== PROBLEM TO WORK ON ==
Output the full listing below exactly as it reads, and skip anything that is a picture.

== DATA EXTRACT ==
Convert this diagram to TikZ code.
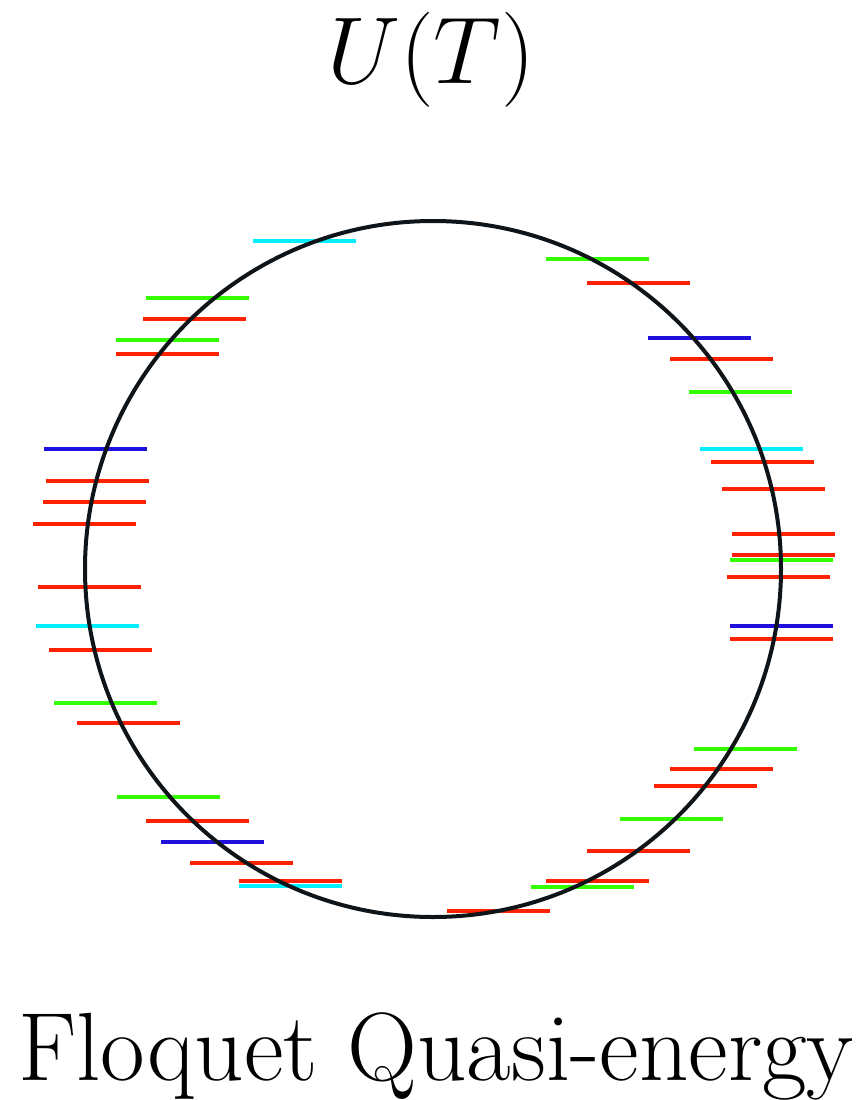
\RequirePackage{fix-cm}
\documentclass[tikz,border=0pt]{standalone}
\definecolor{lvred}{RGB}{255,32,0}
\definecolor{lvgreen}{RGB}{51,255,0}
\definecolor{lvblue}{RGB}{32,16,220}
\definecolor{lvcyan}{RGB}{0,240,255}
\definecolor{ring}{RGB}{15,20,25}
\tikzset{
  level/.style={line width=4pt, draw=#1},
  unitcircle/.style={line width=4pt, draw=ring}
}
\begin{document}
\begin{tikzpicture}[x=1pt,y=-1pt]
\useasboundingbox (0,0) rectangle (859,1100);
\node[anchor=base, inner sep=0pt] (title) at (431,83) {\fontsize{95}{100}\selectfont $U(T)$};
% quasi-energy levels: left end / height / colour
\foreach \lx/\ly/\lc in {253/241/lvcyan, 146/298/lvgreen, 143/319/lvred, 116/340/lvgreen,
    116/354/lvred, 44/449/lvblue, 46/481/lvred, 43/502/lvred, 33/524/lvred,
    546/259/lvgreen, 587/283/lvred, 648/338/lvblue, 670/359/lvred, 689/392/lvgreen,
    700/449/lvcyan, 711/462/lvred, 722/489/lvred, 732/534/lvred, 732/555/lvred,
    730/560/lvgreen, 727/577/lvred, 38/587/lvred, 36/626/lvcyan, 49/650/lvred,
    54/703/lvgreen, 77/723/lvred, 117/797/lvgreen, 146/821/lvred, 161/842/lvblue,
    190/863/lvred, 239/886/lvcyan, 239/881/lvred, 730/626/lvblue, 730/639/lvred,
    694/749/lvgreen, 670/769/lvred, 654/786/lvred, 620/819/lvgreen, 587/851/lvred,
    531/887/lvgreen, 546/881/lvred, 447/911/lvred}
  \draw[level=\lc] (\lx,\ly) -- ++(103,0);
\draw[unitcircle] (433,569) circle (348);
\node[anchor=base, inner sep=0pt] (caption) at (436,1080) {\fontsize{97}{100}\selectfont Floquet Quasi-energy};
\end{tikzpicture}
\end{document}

== TASK ANSWER ==
Convert this diagram to TikZ code.
\RequirePackage{fix-cm}
\documentclass[tikz,border=0pt]{standalone}
\definecolor{lvred}{RGB}{255,32,0}
\definecolor{lvgreen}{RGB}{51,255,0}
\definecolor{lvblue}{RGB}{32,16,220}
\definecolor{lvcyan}{RGB}{0,240,255}
\definecolor{ring}{RGB}{15,20,25}
\tikzset{
  level/.style={line width=4pt, draw=#1},
  unitcircle/.style={line width=4pt, draw=ring}
}
\begin{document}
\begin{tikzpicture}[x=1pt,y=-1pt]
\useasboundingbox (0,0) rectangle (859,1100);
\node[anchor=base, inner sep=0pt] (title) at (431,83) {\fontsize{95}{100}\selectfont $U(T)$};
% quasi-energy levels: left end / height / colour
\foreach \lx/\ly/\lc in {253/241/lvcyan, 146/298/lvgreen, 143/319/lvred, 116/340/lvgreen,
    116/354/lvred, 44/449/lvblue, 46/481/lvred, 43/502/lvred, 33/524/lvred,
    546/259/lvgreen, 587/283/lvred, 648/338/lvblue, 670/359/lvred, 689/392/lvgreen,
    700/449/lvcyan, 711/462/lvred, 722/489/lvred, 732/534/lvred, 732/555/lvred,
    730/560/lvgreen, 727/577/lvred, 38/587/lvred, 36/626/lvcyan, 49/650/lvred,
    54/703/lvgreen, 77/723/lvred, 117/797/lvgreen, 146/821/lvred, 161/842/lvblue,
    190/863/lvred, 239/886/lvcyan, 239/881/lvred, 730/626/lvblue, 730/639/lvred,
    694/749/lvgreen, 670/769/lvred, 654/786/lvred, 620/819/lvgreen, 587/851/lvred,
    531/887/lvgreen, 546/881/lvred, 447/911/lvred}
  \draw[level=\lc] (\lx,\ly) -- ++(103,0);
\draw[unitcircle] (433,569) circle (348);
\node[anchor=base, inner sep=0pt] (caption) at (436,1080) {\fontsize{97}{100}\selectfont Floquet Quasi-energy};
\end{tikzpicture}
\end{document}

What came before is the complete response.